You can make things a bit less wasteful by collecting code points instead of strings:
fn main() {
let x = 42;
let values: Vec<char> = x.to_string().chars().collect();
println!("{:?}", values);
}
This outputs: ['4', '2']. Note the different quotes because we're using char instead of String.
We can remove the intermediate allocations from Vec resizing by pre-allocating its storage, which gives us this version:
fn main() {
let x = 42u32; // no negatives!
let values = {
if x == 0 {
vec!['0']
} else {
// pre-allocate Vec so there's no resizing
let digits = 1 + (x as f64).log10() as u32;
let mut cs = Vec::with_capacity(digits as usize);
let mut div = 10u32.pow(digits - 1);
while div > 0 {
cs.push((b'0' + ((x / div) % 10) as u8) as char);
div /= 10;
}
cs
}
};
println!("{:?}", values);
}
Unless you're doing this in a loop, I'd just stick to the correct, wasteful version.

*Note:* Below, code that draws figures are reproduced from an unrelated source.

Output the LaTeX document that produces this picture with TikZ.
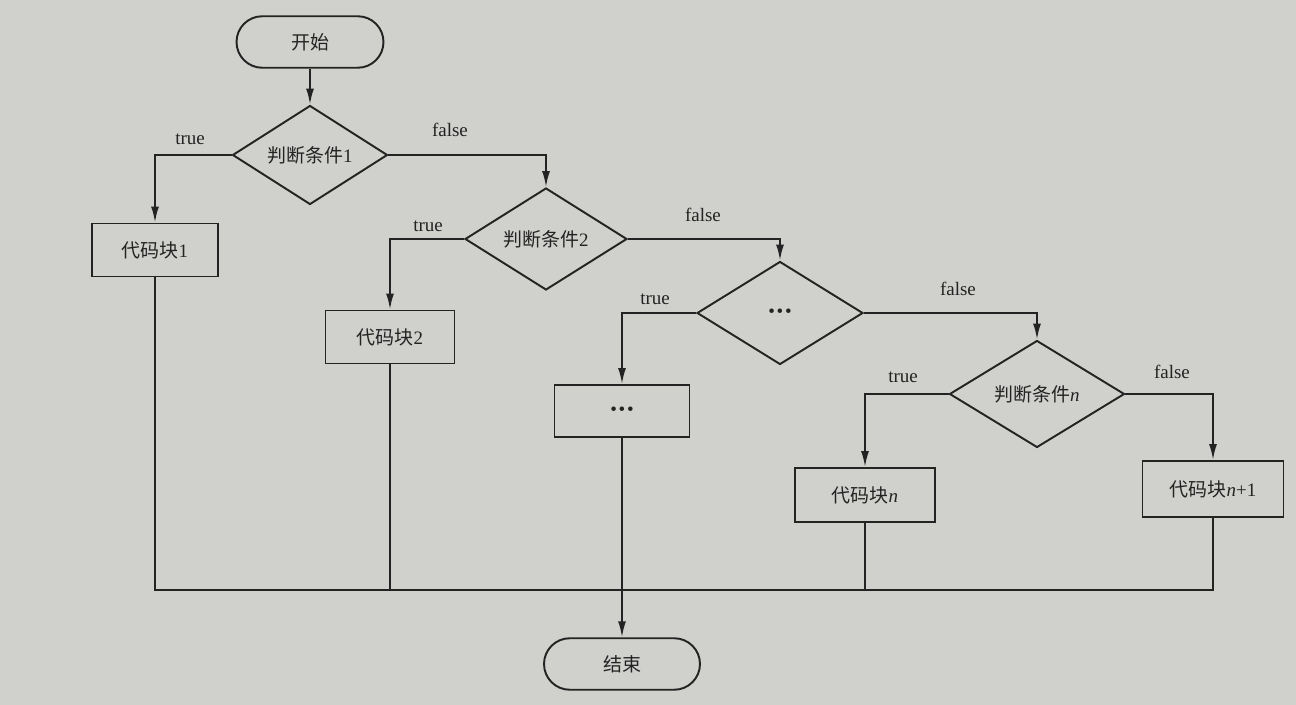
\documentclass[tikz,border=0pt]{standalone}
\usepackage{fontspec}
\setmainfont{Liberation Serif}
\newfontfamily\cjk{Noto Sans CJK SC}
\usetikzlibrary{shapes.geometric,shapes.misc,arrows.meta}
\definecolor{paper}{RGB}{208,208,205}
\definecolor{ink}{RGB}{35,35,35}
\newcommand{\mydots}{\raisebox{-0.2ex}{•\kern1pt•\kern1pt•}}
\begin{document}
\begin{tikzpicture}[x=0.02cm,y=-0.02cm,
  every node/.style={font=\fontsize{10.8pt}{12pt}\selectfont, text=ink},
  ln/.style={draw=ink, line width=1.1pt},
  arr/.style={ln, -{Latex[length=3.2mm,width=1.6mm]}},
  term/.style={rounded rectangle, ln, inner sep=0pt, minimum height=1.03cm},
  cond/.style={diamond, ln, inner sep=0pt, aspect=1.6},
  blk/.style={rectangle, ln, inner sep=0pt, minimum height=1.06cm},
  lbl/.style={inner sep=1pt}]
\fill[paper] (0,0) rectangle (1296,705);
\useasboundingbox (0,0) rectangle (1296,705);

\node[term, minimum width=2.94cm] (start) at (310,42) {{\cjk 开始}};
\node[cond, minimum width=3.1cm, minimum height=1.98cm] (d1) at (310,155) {{\cjk 判断条件}1};
\node[blk, minimum width=2.52cm] (b1) at (155,250) {{\cjk 代码块}1};
\node[cond, minimum width=3.24cm, minimum height=2.04cm] (d2) at (546,239) {{\cjk 判断条件}2};
\node[blk, minimum width=2.58cm] (b2) at (390,337) {{\cjk 代码块}2};
\node[cond, minimum width=3.32cm, minimum height=2.06cm] (d3) at (780,313) {\mydots};
\node[blk, minimum width=2.7cm, minimum height=1.04cm] (b3) at (622,411) {\mydots};
\node[cond, minimum width=3.5cm, minimum height=2.14cm] (dn) at (1037,394) {{\cjk 判断条件}\textit{n}};
\node[blk, minimum width=2.8cm, minimum height=1.08cm] (bn) at (865,495) {{\cjk 代码块}\textit{n}};
\node[blk, minimum width=2.82cm, minimum height=1.12cm] (bn1) at (1213,489) {{\cjk 代码块}\textit{n}+1};
\node[term, minimum width=3.12cm] (end) at (622,664) {{\cjk 结束}};

\coordinate (m) at (0,590);

\draw[arr] (start.south) -- (d1.north);
\draw[arr] (d1.west) -| (b1.north);
\draw[arr] (d1.east) -| (d2.north);
\draw[arr] (d2.west) -| (b2.north);
\draw[arr] (d2.east) -| (d3.north);
\draw[arr] (d3.west) -| (b3.north);
\draw[arr] (d3.east) -| (dn.north);
\draw[arr] (dn.west) -| (bn.north);
\draw[arr] (dn.east) -| (bn1.north);

\draw[ln] (b1.south) -- (b1.south |- m) -- (bn1.south |- m) -- (bn1.south);
\draw[ln] (b2.south) -- (b2.south |- m);
\draw[ln] (bn.south) -- (bn.south |- m);
\draw[arr] (b3.south) -- (end.north);

\node[lbl] (t1) at (190,139) {true};
\node[lbl] (f1) at (450,130) {false};
\node[lbl] (t2) at (428,226) {true};
\node[lbl] (f2) at (703,215) {false};
\node[lbl] (t3) at (655,299) {true};
\node[lbl] (f3) at (958,289) {false};
\node[lbl] (tn) at (903,377) {true};
\node[lbl] (fn) at (1172,372) {false};
\end{tikzpicture}
\end{document}
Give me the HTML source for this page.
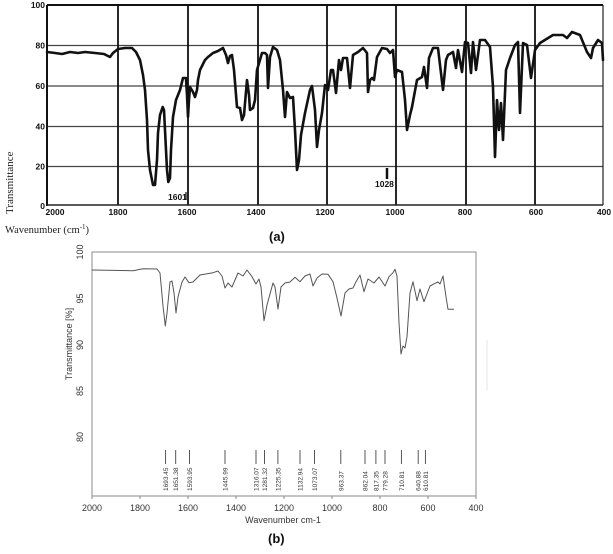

If you are looking for a performant version, I'd just use this
fn digits(mut val: u64) -> Vec<u8> {
// An unsigned 64-bit number can have 20 digits
let mut result = Vec::with_capacity(20);
loop {
let digit = val % 10;
val = val / 10;
result.push(digit as u8);
if val == 0 { break }
}
result.reverse();
result
}
fn main() {
println!("{:?}", digits(0));
println!("{:?}", digits(1));
println!("{:?}", digits(9));
println!("{:?}", digits(10));
println!("{:?}", digits(11));
println!("{:?}", digits(1234567890));
println!("{:?}", digits(0xFFFFFFFFFFFFFFFF));
}
This may over allocate by a few bytes, but 20 bytes total is small unless you are doing this a whole bunch. It also leaves each value as a number, which you can convert to a string as needed.

What about:
let ss = value.to_string()
.chars()
.map(|c| c.to_string())
.collect::<Vec<_>>();
Demo
Not the greatest perf but reads well.